This isn't grandpa's farming equipment

8/15/2003
BY ERICA BLAKE
BLADE STAFF WRITER

BOWLING GREEN - They come to cheer on their favorite make of truck. They come to marvel at the strength of a souped-up tractor.

But mostly, they come to hear the noise.

The 37th annual National Tractor Pull Championship erupts today at the Wood County Fairgrounds. About 60,000 spectators are expected at the weekend event that draws monster machines from across the country.

Bowling Green resident Bud Vollmar said his nephews began saving seats for friends and family in the grandstands while the Wood County Fair was going on two weeks earlier. The teens sat in the stands during the fair's final events so that as soon as the county fair officially came to a close, they could mark off seats for the tractor pull.

This week, Mr. Vollmar and his nephew Spencer Zikovich, 17, of Tontogany, were back out on the stands to put up a tarp to block their section of the bleachers from the sun.

“It's first come, first serve but when they're marked, people pretty much respect that,” said Mr. Vollmar, 47, who chose a section of seats near where the pullers come to the end of their runs. “This is the end of the track that gets the most action. It's the end that gets all the smoke and dust.”

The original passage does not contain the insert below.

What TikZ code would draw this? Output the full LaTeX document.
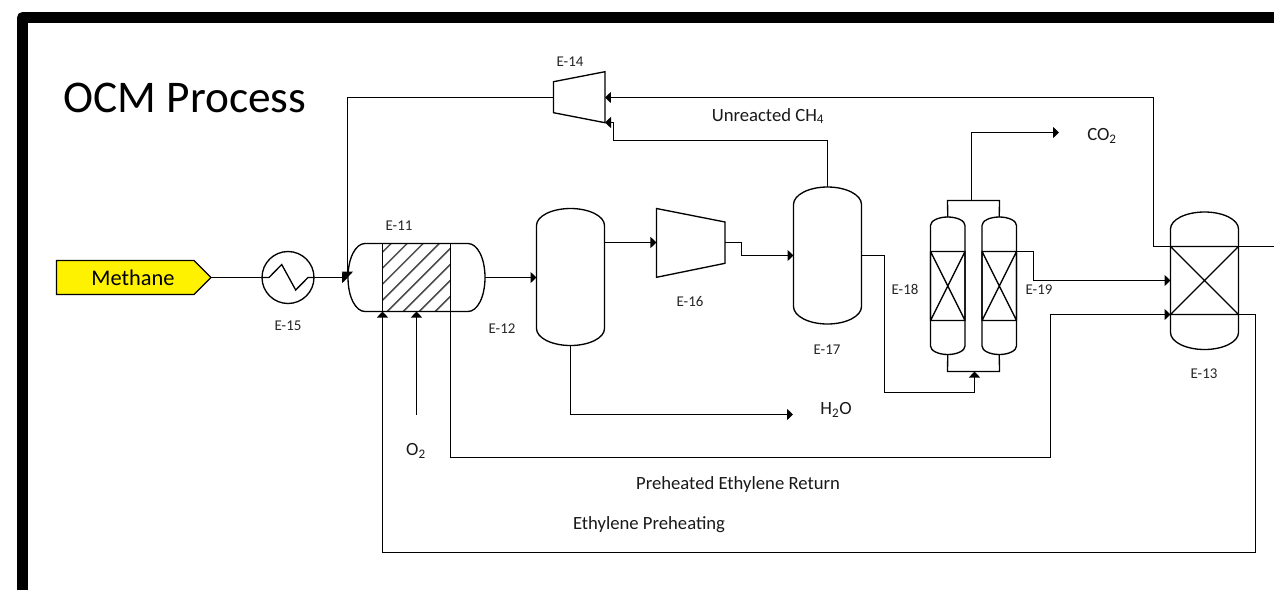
\documentclass[tikz,border=0pt]{standalone}
\usepackage{fontspec}
\setmainfont{Carlito}
\usetikzlibrary{arrows.meta}
\tikzset{
  unit/.style={x=0.75pt,y=-0.75pt},
  eq/.style={draw=black,line width=1pt,line join=miter},
  flow/.style={draw=black,line width=1pt,-{Triangle[length=4.5pt,width=8.25pt]}},
  pipe/.style={draw=black,line width=1pt},
  tag/.style={font=\fontsize{11.2}{13}\selectfont,inner sep=0pt,text=black!85},
  lab/.style={font=\fontsize{14}{16}\selectfont,inner sep=0pt,text=black!90},
  box/.style={inner sep=0pt,outer sep=0pt,draw=none},
}
% upright capsule: name, xl, ytop, xr, ybot, ry
\newcommand{\capsuleV}[6]{%
  \pgfmathsetmacro{\cxx}{(#2+#4)/2}\pgfmathsetmacro{\rxx}{(#4-#2)/2}
  \pgfmathsetmacro{\kx}{\rxx*0.5523}\pgfmathsetmacro{\ky}{#6*0.5523}
  \node[box,minimum width={(#4-#2)*0.75pt},minimum height={(#5-#3)*0.75pt}] (#1) at ({\cxx},{(#3+#5)/2}) {};
  \draw[eq] (#2,#3+#6) .. controls (#2,#3+#6-\ky) and (\cxx-\kx,#3) .. (\cxx,#3)
    .. controls (\cxx+\kx,#3) and (#4,#3+#6-\ky) .. (#4,#3+#6)
    -- (#4,#5-#6) .. controls (#4,#5-#6+\ky) and (\cxx+\kx,#5) .. (\cxx,#5)
    .. controls (\cxx-\kx,#5) and (#2,#5-#6+\ky) .. (#2,#5-#6) -- cycle;
}
\begin{document}
\begin{tikzpicture}[unit]
\useasboundingbox (0,0) rectangle (1274,590);
\fill[white] (0,0) rectangle (1274,590);
% frame
\draw[line width=8.25pt,line join=round] (22.5,590) -- (22.5,17.5) -- (1274,17.5);
\node[inner sep=0pt,font=\fontsize{34}{38}\selectfont] (title) at (185,98) {OCM Process};

% feed
\draw[eq,fill=yellow] (56.5,260.5) -- (194,260.5) -- (211,277.5) -- (194,294.5) -- (56.5,294.5) -- cycle;
\node[inner sep=0pt,font=\fontsize{16.8}{19}\selectfont] (methane) at (133,278) {Methane};
\coordinate (feedtip) at (211,277.5);

% E-15
\node[draw,circle,line width=1pt,minimum size=39pt,inner sep=0pt] (e15) at (288,277.5) {};
\draw[eq] (e15.west) -- (269,277.5) -- (281.7,264.5) -- (295.7,290) -- (308,277.5) -- (e15.east);

% E-11
\node[box,minimum width=102.75pt,minimum height=51pt] (e11) at (416.5,277.5) {};
\begin{scope}
  \clip (382.5,243.5) rectangle (450.5,311.5);
  \foreach \c in {634.7,650.7,...,770} {
    \draw[black!70,line width=1.1pt] (\c-243+20,223) -- (\c-311-20,331);
  }
\end{scope}
\draw[eq] (365,243.5) -- (468,243.5) .. controls (477.4,243.5) and (485,258) .. (485,277.5)
  .. controls (485,297) and (477.4,311.5) .. (468,311.5) -- (365,311.5)
  .. controls (355.6,311.5) and (348,297) .. (348,277.5)
  .. controls (348,258) and (355.6,243.5) .. (365,243.5) -- cycle;
\draw[eq] (382.5,243.5) -- (382.5,311.5);
\draw[eq] (450.5,243.5) -- (450.5,311.5);

% vessels
\capsuleV{e12}{536.5}{208.5}{604.5}{345.5}{17}
\capsuleV{e17}{793.5}{187}{861.5}{324}{17.5}
\capsuleV{e13}{1170.5}{212}{1238.5}{349.5}{17}
\capsuleV{e18}{930.5}{217}{965}{354.5}{8.5}
\capsuleV{e19}{982}{217}{1016.5}{354.5}{8.5}

% packed beds
\draw[eq] (930.5,251.5) rectangle (965,320.5) (930.5,251.5) -- (965,320.5) (965,251.5) -- (930.5,320.5);
\draw[eq] (982,251.5) rectangle (1016.5,320.5) (982,251.5) -- (1016.5,320.5) (1016.5,251.5) -- (982,320.5);
\draw[eq] (1170.5,246.5) -- (1238.5,246.5) (1170.5,314.5) -- (1238.5,314.5) (1170.5,246.5) -- (1238.5,314.5) (1238.5,246.5) -- (1170.5,314.5);

% compressors
\draw[eq] (553.5,81.7) -- (605,71.7) -- (605,122.7) -- (553.5,112.7) -- cycle;
\node[box,minimum width=38.6pt,minimum height=38.2pt] (e14) at (579.25,97.5) {};
\draw[eq] (656.5,208.5) -- (725,222) -- (725,263.3) -- (656.5,277.3) -- cycle;
\node[box,minimum width=51.4pt,minimum height=51.75pt] (e16) at (690.75,242.5) {};

% connector ends
\coordinate (h2o) at (793,414.5);
\coordinate (co2) at (1059,132.5);
\coordinate (o2) at (416.5,414.5);
\coordinate (rightedge) at (1274,246.5);

% connectors
\draw[pipe] (feedtip) -- (e15.west);
\draw[flow] (e15.east) -- (e11.west);
\draw[flow] (e14.west) -- (347.5,97.5) -- (347.5,277.5);
\draw[flow] (rightedge) -- (1153.5,246.5) -- (1153.5,97.5) -- (e14.east);
\draw[flow] (e17.north) -- (827.5,140.5) -- (613.5,140.5) -- (613.5,122.5) -- (605,122.5);
\draw[flow] (e11.east) -- (e12.west |- e11.east);
\draw[flow] (604.5,242.5) -- (e16.west);
\draw[flow] (e16.east) -- (741.5,242.5) -- (741.5,255.5) -- (793.5,255.5);
\draw[flow] (e12.south) -- (570.5,414.5) -- (h2o);
\draw[flow] (o2) -- (416.5,311.5);
\draw[flow] (861.5,255.5) -- (884.5,255.5) -- (884.5,392.5) -- (974.5,392.5) -- (974.5,371.5);
\draw[pipe] (e18.south) -- (947.5,371.5) -- (999.5,371.5) -- (e19.south);
\draw[pipe] (e18.north) -- (947.5,200.5) -- (999.5,200.5) -- (e19.north);
\draw[flow] (971.5,200.5) -- (971.5,132.5) -- (co2);
\draw[flow] (1016.5,251.5) -- (1033.5,251.5) -- (1033.5,280.5) -- (e13.west |- 0,280.5);
\draw[flow] (450.5,311.5) -- (450.5,457.5) -- (1050.5,457.5) -- (1050.5,314.5) -- (e13.west |- 0,314.5);
\draw[flow] (1238.5,314.5) -- (1255.5,314.5) -- (1255.5,552.5) -- (382.5,552.5) -- (382.5,311.5);

% labels
\node[tag] (t11) at (399,226) {E-11};
\node[tag] (t15) at (288,326) {E-15};
\node[tag] (t12) at (502,329) {E-12};
\node[tag] (t14) at (570,62) {E-14};
\node[tag] (t16) at (690,302) {E-16};
\node[tag] (t17) at (827,350) {E-17};
\node[tag] (t18) at (905,289) {E-18};
\node[tag] (t19) at (1039,290) {E-19};
\node[tag] (t13) at (1204,374) {E-13};
\node[lab] (tch4) at (768,116) {Unreacted CH\textsubscript{4}};
\node[lab] (tco2) at (1102,136) {CO\textsubscript{2}};
\node[lab] (th2o) at (836,410) {H\textsubscript{2}O};
\node[lab] (to2) at (416,451) {O\textsubscript{2}};
\node[lab] (tret) at (738,484.5) {Preheated Ethylene Return};
\node[lab] (tpre) at (649,524.5) {Ethylene Preheating};
\end{tikzpicture}
\end{document}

On the infield, separated from the fans by large concrete blocks, John Deere will take on International in the tractor competitions while Ford, Dodge, and Chevy will have it out when trucks take the field.

It's a show of power and noise, explained Terry Andrye of the Northwestern Ohio Tractor Pullers, Inc., the show's promoters. It's the truest form of “tractors on steroids,” he said.

Organized each year by the 200 members of Northwestern Ohio Tractor Pullers, Inc., the event has grown and now includes an earlier start time today, giving those fans who traditionally have arrived early something to watch, said Terry Andrye, the group's media coordinator.

“It got its start back in the turn of the century with `My horse is stronger than your horse.' Naturally with the mechanical revolution that competitiveness shifted to tractors,” Mr. Andrye said. “Then with human nature, it kept going to now we see five engine vehicles, vehicles with jet engines in them, and even a vehicle with a helicopter engine.”

Denny Nye of Bloomdale has been coming to the tractor pull for the past 21 years. He, too, was working on his section of the bleachers this week, putting up poles to hang a tarp over sections where cushioned seats had been taped down.

“This is just a ritual that has been going on since it started,” he said. Mr. Nye said he had tarps in yellow, for John Deere, and red for International, the two types of tractors that compete. “We have to make amends with the International guys that sit under here with us,” the John Deere fan said.

Although most of the seats in the stands had been reserved for weeks, it wasn't until the last two days that aficionados from across the country and beyond began arriving to camp out.

Mr. Payne, an autoworker in Fingal, a small town in Ontario, Canada, said he's a regular at tractor pulls and hasn't missed the Bowling Green event since he learned about it from another enthusiast 12 years ago. The visit was 18-year-old Sara's first to what her father enthusiastically said was the best of the shows.

“This whole area is all packed solid,” Mr. Payne said of the campgrounds. “It's just a big party. They have everything.”